Ask most people and they'll tell you they want to live in a place where neighbors watch out for one another and children can walk or bike safely to school. Probe a little more, and you'll learn that they want a place where a neighborhood business thrives on one corner while families gather in a park on the other.
It's no secret that Americans are yearning for a genuine sense of community that seems to have been lost over the past 50 years. Just consider the millions of Americans who flock to Disneyland and Disney World to see two of the very few Main Streets built since World War II. We're losing something we love, and people don't even know why it's being lost.
It's no accident that this loss of community coincides with the rampant sprawl of our cities into sterile pods of tract housing and strip malls. Suburbs have long been marketed to us as places where families can be nicely separated from where we work, where we shop and where we go to school.
The price we've paid for this separation is a high one. The house on an isolated cul-de-sac that people have been working toward has driven them from the very communities they want.
This desert-island approach makes us completely dependent on our cars, even for tasks as simple as getting a newspaper or a loaf of bread. Picking up the week's groceries or getting to work requires a monumental battle with traffic on streets that seem continually clogged. Americans lose a sobering 1.6 million hours every day stuck in traffic, reading license plates and bumper stickers. And the creeping isolation shows no signs of slowing.
Amazingly, some people come to the vigorous defense of sprawl, replete with flag-waving and the thumping of zoning code books. They contend that sprawl is a spontaneous free-market consequence of entirely normal growth, primarily fueled by the American dream of owning a house with a lawn. They argue that limiting sprawl is nothing but a thinly veiled government plot to deny people what they want.
Trouble is, the force behind sprawl isn't the free market -- it's the heavy hand of government itself. Our policies encourage isolated, cookie-cutter tract housing. And it gets even worse. Regional and local zoning laws and building codes actually forbid any other type of housing or commercial centers. Apartments are segregated to other parts of town. And the only stores are at shopping centers and malls, none within walking distance. Consequently, the downtown "civic center" of too many communities is a strip mall along a six-lane highway. What sort of choice is that?
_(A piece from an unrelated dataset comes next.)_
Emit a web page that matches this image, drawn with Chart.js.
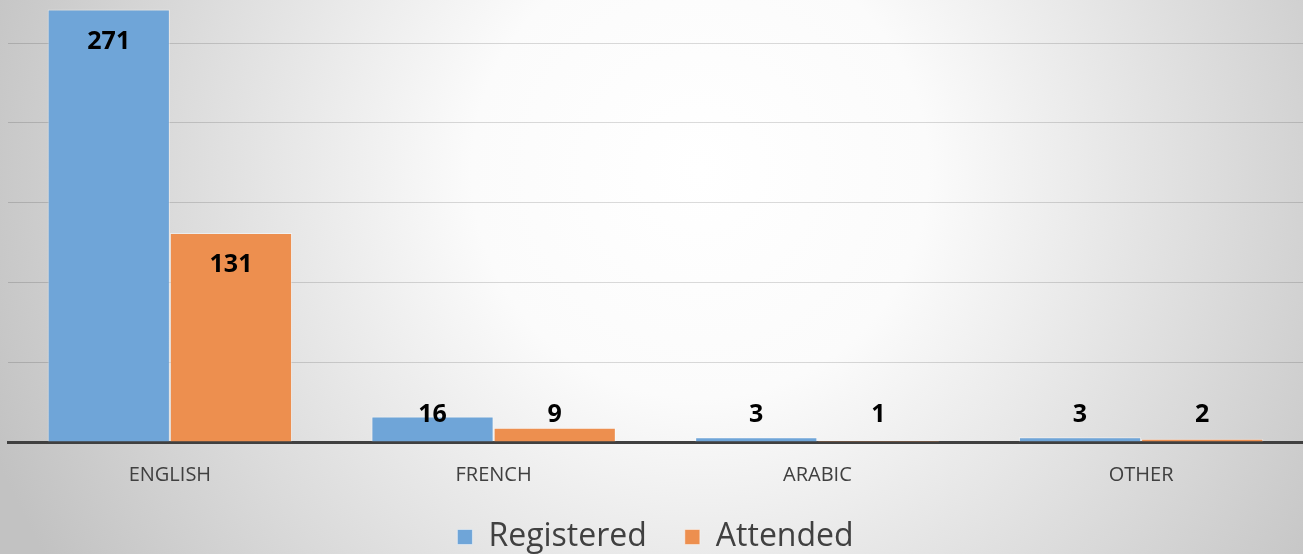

Proponents of sprawl also ignore that we are changing as a population. Three-quarters of all households are not the Ozzie-and-Harriet family of the '50s, but single parents, old and young couples without children, and singles. Laws that allow only single-family dwellings do a great disservice to the majority of Americans.
The way to bring back the sense of community to our towns and cities is to offer Americans more choices of how they live, not less. We need to modify our local and regional zoning laws to allow single-family homes to coexist with apartments and small businesses. We must redirect our highway funds to stop cutting our neighborhoods in half with freeways and encourage communities that are designed around human beings rather than cars. Our cities plead for policies that allow for easier cleanup and development of abandoned lots, rejuvenating neighborhoods with retail shops, public parks and diverse housing. Our banks need lending policies that allow financing of urban in-fill as easily as new development.
Zoning laws and policies that regulate growth always have been with us. We must modify them so that they're not mandating sprawl. Only then will we offer people more choices of housing that reflect the needs of Americans today. Only then will we build livable communities that grow and develop not just outwardly but inwardly as well.
John Norquist, a Democrat, is mayor of Milwaukee and a member of the board of directors of the Congress for the New Urbanism. Bret Schundler, a Republican, is mayor of Jersey City.